Visitors found loads of interactive exhibits awaiting them at LSU AgCenter Square, a dynamic feature of the North Louisiana Agri-Business Council Ag Expo held earlier this year at the Ike Hamilton Expo Center in West Monroe, La.
“Agriculture is a major economic driver in north Louisiana, so it is important to remind everyone about how our food and fiber get from the farm to the home,” said Richard Letlow, AgCenter agent in Morehouse Parish and coordinator of the outreach effort.
“Ag Awareness events are a key component of our 4-H and youth development programs in the Northeast Region,” said AgCenter regional director Tara Smith.
“Ag Expo is a great venue to reach youth throughout the region, and we value the cooperative relationship we have with the North Louisiana Agri-Business Council to offer this program annually,” she said.
Despite the weather challenges, all AgCenter exhibits, including the crowd-favorite 4-H Mini-Farm, were set up and ready go for the Ag Expo opening.
A huge hit in AgCenter Square this year was The Kid Zone, a kid-friendly attraction with four interactive games geared to promote health and exercise.
Youngsters could pedal a spin-art bike and create a work of art, string together colorful beads to make a MyPlate bracelet, “milk” Louella the wooden cow and learn about the importance of dairy foods, and pick apples and oranges from make-believe trees to practice math skills.
The Kid Zone offered a safe environment for children to have fun while learning more about agriculture, nutrition and health. “Regional 4-H Teen Leader Board volunteers and agents worked nonstop to keep up with the lines of kids wanting to do the many activities being offered,” Crawford said.
Families flocked to the mini-farm, which showcased a host of different animals, including a commercial beef cow, a dairy cow, breeding rabbits, goats, pigs, a lamb, a gelding horse and a coop filled with ducks, geese and chickens.
AgCenter 4-H agent Brandon Reeder said the mini-farm offers youth a chance for real-world, hands-on learning. “Children, especially city kids, don’t often have a chance to inspect farm animals up-close and learn about their care and feeding,” he said.
The baby chicks are always the most popular exhibit in the mini-farm because children are allowed handle the chicks under supervision and ask questions, Reeder said.
LSU AgCenter agents and volunteers worked together to feature four agricultural commodity-based exhibits focusing on cotton production, horticulture, beekeeping and corn.
Nutrition experts were available to answer questions on nutrition, food safety and budgeting and offer a variety of publications and other incentives designed to encourage families to make healthier decisions.
Guests to the cotton alley could see a wide assortment of food and textile product examples and learn about cotton production from seed through various stages of production.
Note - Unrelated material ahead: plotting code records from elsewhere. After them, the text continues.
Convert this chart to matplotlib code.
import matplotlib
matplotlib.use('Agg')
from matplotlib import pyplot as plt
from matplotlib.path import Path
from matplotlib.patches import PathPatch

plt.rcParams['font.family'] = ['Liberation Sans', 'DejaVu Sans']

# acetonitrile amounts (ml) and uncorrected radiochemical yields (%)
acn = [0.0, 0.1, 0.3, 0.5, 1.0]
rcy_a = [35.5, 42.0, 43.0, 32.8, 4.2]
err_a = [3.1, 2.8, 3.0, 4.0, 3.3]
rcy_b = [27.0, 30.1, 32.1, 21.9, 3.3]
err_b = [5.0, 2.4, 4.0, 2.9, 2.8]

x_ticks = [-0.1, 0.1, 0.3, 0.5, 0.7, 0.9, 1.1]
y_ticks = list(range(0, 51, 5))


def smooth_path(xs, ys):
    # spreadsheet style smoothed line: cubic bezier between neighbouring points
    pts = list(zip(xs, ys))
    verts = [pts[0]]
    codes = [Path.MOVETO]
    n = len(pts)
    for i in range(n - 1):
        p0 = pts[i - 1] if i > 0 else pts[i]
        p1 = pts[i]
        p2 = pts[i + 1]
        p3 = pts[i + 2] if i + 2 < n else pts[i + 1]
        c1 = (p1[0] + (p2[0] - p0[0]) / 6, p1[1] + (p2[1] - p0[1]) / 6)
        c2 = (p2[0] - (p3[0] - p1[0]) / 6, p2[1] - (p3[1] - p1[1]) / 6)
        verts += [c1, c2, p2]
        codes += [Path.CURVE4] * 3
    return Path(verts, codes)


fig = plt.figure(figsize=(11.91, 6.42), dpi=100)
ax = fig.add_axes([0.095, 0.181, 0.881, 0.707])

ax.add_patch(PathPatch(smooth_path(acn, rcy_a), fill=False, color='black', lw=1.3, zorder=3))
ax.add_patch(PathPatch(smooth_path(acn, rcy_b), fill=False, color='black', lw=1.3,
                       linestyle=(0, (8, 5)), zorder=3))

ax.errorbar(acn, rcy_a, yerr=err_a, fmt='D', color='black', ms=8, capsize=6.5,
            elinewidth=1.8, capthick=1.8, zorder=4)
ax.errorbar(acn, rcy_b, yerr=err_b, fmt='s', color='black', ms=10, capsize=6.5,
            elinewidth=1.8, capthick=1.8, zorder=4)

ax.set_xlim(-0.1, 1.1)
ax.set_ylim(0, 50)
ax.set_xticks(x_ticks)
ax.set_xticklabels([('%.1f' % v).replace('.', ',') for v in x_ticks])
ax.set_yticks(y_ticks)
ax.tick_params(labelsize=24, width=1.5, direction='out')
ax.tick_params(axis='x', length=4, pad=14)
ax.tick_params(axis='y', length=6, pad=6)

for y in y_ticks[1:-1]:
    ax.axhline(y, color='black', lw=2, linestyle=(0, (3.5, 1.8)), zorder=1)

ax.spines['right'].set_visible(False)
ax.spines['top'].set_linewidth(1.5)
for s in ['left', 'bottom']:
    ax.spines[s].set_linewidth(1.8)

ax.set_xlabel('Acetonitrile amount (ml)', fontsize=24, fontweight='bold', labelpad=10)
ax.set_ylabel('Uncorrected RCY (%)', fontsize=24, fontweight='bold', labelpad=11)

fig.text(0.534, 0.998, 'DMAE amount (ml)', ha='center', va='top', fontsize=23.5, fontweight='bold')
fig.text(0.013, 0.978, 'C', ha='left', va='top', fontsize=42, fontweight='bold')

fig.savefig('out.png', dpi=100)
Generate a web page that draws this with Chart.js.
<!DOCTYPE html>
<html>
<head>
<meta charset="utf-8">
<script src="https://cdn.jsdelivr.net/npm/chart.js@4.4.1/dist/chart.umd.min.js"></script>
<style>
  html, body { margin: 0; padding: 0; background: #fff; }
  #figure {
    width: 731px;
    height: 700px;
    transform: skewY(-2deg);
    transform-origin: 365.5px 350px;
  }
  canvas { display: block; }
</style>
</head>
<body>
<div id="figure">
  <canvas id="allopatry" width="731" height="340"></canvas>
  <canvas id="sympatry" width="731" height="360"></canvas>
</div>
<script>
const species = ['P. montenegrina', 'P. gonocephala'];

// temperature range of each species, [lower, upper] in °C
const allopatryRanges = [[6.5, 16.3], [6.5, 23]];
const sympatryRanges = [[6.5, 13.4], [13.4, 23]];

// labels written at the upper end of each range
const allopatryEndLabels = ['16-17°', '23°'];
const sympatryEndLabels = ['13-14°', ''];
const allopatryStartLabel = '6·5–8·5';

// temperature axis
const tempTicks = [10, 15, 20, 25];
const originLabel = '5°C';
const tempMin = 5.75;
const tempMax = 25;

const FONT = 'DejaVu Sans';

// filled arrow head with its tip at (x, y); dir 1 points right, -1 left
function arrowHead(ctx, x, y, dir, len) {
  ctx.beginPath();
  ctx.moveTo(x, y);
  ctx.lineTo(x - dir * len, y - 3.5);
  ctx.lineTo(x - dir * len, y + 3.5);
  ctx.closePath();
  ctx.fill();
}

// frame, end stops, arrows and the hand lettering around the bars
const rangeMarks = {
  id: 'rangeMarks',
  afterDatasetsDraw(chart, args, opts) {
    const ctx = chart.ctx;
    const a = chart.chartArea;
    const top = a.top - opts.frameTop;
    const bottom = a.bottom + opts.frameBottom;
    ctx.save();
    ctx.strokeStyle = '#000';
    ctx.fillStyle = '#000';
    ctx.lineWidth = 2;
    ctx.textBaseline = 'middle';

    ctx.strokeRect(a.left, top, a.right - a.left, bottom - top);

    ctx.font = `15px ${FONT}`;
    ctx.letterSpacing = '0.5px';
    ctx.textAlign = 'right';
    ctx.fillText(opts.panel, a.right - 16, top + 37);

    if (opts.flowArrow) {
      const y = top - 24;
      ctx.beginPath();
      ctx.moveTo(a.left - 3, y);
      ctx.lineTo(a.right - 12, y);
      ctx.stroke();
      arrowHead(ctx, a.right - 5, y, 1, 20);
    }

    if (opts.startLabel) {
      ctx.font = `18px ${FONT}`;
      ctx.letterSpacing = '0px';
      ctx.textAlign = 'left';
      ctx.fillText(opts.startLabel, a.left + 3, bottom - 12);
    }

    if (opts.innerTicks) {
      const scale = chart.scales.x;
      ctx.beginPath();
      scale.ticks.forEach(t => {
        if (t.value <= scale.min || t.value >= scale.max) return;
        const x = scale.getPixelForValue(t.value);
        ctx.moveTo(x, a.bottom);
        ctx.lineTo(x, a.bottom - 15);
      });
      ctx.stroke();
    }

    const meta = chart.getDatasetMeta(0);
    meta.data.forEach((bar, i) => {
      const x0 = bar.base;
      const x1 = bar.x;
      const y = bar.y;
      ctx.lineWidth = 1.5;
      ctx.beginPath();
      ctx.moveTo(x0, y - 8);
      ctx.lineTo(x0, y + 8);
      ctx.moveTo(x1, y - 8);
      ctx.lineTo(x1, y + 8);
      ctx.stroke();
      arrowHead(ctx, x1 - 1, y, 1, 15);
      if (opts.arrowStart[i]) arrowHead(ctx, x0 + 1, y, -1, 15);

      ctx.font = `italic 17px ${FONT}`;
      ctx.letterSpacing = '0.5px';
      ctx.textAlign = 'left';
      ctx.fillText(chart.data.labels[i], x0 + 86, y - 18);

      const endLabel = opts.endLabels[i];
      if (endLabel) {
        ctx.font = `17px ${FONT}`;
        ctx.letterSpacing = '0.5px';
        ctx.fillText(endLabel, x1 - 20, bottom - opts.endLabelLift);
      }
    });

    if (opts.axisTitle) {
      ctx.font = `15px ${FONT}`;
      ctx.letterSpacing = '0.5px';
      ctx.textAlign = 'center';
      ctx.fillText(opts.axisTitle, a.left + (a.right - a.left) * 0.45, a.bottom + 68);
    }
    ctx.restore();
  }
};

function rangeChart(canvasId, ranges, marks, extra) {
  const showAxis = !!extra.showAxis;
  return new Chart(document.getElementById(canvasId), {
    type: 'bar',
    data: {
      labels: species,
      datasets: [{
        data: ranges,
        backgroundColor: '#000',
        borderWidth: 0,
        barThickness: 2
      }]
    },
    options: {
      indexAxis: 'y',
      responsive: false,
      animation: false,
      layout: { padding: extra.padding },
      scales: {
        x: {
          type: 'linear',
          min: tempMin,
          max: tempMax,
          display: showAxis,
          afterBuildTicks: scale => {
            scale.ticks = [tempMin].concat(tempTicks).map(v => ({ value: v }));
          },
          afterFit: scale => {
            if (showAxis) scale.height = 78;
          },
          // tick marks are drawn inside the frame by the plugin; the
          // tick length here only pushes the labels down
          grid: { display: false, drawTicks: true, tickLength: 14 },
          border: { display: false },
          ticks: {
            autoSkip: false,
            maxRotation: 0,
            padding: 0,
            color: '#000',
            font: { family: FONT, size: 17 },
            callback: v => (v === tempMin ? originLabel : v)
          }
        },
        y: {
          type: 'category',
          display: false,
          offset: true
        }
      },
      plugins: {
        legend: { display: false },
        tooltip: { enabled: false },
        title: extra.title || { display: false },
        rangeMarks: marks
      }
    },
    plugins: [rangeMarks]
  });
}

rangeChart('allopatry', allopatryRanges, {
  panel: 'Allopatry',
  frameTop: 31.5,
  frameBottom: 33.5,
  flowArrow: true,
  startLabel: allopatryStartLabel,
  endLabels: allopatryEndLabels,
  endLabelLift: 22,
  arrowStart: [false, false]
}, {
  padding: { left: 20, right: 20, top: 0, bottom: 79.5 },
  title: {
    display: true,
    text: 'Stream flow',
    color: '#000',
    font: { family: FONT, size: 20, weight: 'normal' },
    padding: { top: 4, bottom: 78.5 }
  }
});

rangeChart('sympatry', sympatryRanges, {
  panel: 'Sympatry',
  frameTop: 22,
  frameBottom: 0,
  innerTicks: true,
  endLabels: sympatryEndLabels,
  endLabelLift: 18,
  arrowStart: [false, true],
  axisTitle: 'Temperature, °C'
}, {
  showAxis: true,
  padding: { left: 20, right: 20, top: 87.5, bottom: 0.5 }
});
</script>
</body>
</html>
“People don’t often think of cotton as a food product,” said AgCenter agent Dennis Burns, adding that products containing cottonseed oil are often labeled as vegetable oil.
Cottonseed meal, hulls and pellets were also displayed to show how cotton products provide protein and fiber as supplemental livestock feed.
Volunteers with the Hill Country Beekeepers Association set up the beekeeping exhibit and were on hand to talk with visitors about how to keep their beehives healthy and productive. Demonstrations on the different kinds of hives as well as a number of tools and safety equipment were ongoing throughout the event.
Digging for sweet potatoes was one of the big attractions in the horticulture alley, where a large box filled with topsoil and potatoes kept both children and adults busy.
“The digging box is designed to teach how potatoes and other root vegetables are grown,” said Jennifer Ates, a volunteer with the D’Arbonne Hills Master Gardeners.
The Master Gardener group sponsored the exhibit that showcased a variety of vegetables for the home garden, fruit trees, succulents and landscape ornamentals.